Quentin Tarantino Once Called out Sylvester Stallone for Refusing to Kill off Rambo in ‘First Blood’
Sylvester Stallone might be popular for his role as John Rambo as he is for the Rocky franchise. But as many know, his first Rambo film, First Blood, was supposed to have a much different ending than it ended up having.
Quentin Tarantino was someone who wasn’t fond of this change, however, and proceeded to call Stallone out on it.
Quentin Tarantino once shared he wanted to do his own version of ‘First Blood’
Aside from Jackie Brown, Tarantino has mostly directed films from his own original ideas. But the filmmaker once shared if he wanted to just do a movie that he’d know automatically would be good, he’d make First Blood.
His version of the adaptation would be completely different from Stallone’s. For one, it would be more faithful to its source material.
“If I just wanted to make a good movie, that I knew would be good, I would take David Morrell’s novel for First Blood and do the novel,” Tarantino once said in an interview with MovieWeb. “Not the movie that was made out of First Blood. I would do the novel. And Kurt Russell would play the sheriff, and Adam Driver would play Rambo.”
Known for his dialogue himself, Tarantino had a lot of appreciation for the way Morrell wrote his own characters’ dialogue. However, in this stage of his career, it’s unlikely that Tarantino would actually adapt First Blood.

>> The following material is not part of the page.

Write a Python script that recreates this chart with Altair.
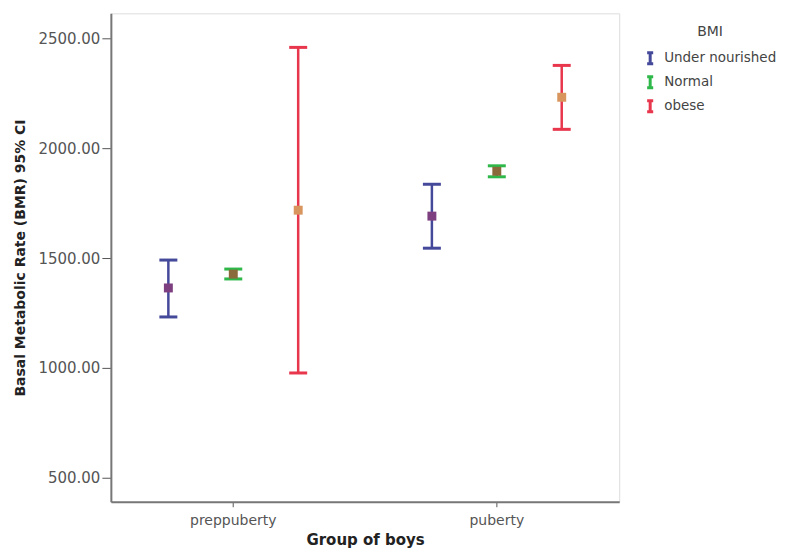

“Every time I read it, the dialogue is so fantastic in the David Morrell novel that you’re reading it out loud. It would be so good. But now I want to do more than that. But if it was just about to make a good movie, that’s out there,” he said.
Quentin Tarantino once called out Sylvester Stallone for refusing to kill off Rambo
One huge difference between Stallone’s Rambo and the original source material was the fate of its main character. Rambo doesn’t live in Morrell’s original novel. But Stallone ended up changing the fate of the character, which would go on to star in several franchises.
Stallone asserted he made this choice for both the tone of the movie and for its potential commercial appeal. But it wasn’t a creative decision that Tarantino agreed with.
“In the book, Rambo gets killed. I thought it was not the proper message. There had been close to 200,000 suicides by returning Vietnam vets. I said, ‘Why don’t we take him right to the edge without annihilating him?’ Quentin Tarantino said, ‘You’re a coward, you should have killed him!’ I said, ‘Quentin, you’re a lunatic. I want to do some sequels, brother,'” Stallone recalled in an interview with Maclean’s.
In a 2008 interview with Collider, the actor felt that killing off Rambo would’ve been the right thing to do on an artistic level. But Stallone was also interested in putting Rambo through a redemptive journey.
“It’s like you train a pit bull. Take a dog, turn him into a killer, now what do you do? You’ve got to put him down. What happens if that pit bull gets loose? And you realize it’s not as bad as you think. You can somehow redeem him. I thought that was more of an interesting story. Again, as Kirk Douglas says, ‘Not artistic, but commercial,'” Stallone said.
Sylvester Stallone turned down a chance to work with Quentin Tarantino twice
Although some actors might enjoy the opportunity to work with Tarantino, the Suicide Squad member rejected two of the filmmaker’s offers.
“The De Niro part in Jackie Brown. And Grindhouse, the part Kurt Russell did—I said, ‘There’s no way. I have two daughters, and this fellow, his hobby is putting teenagers in his car and smashing them into a wall. That’s not going to work,'” he said.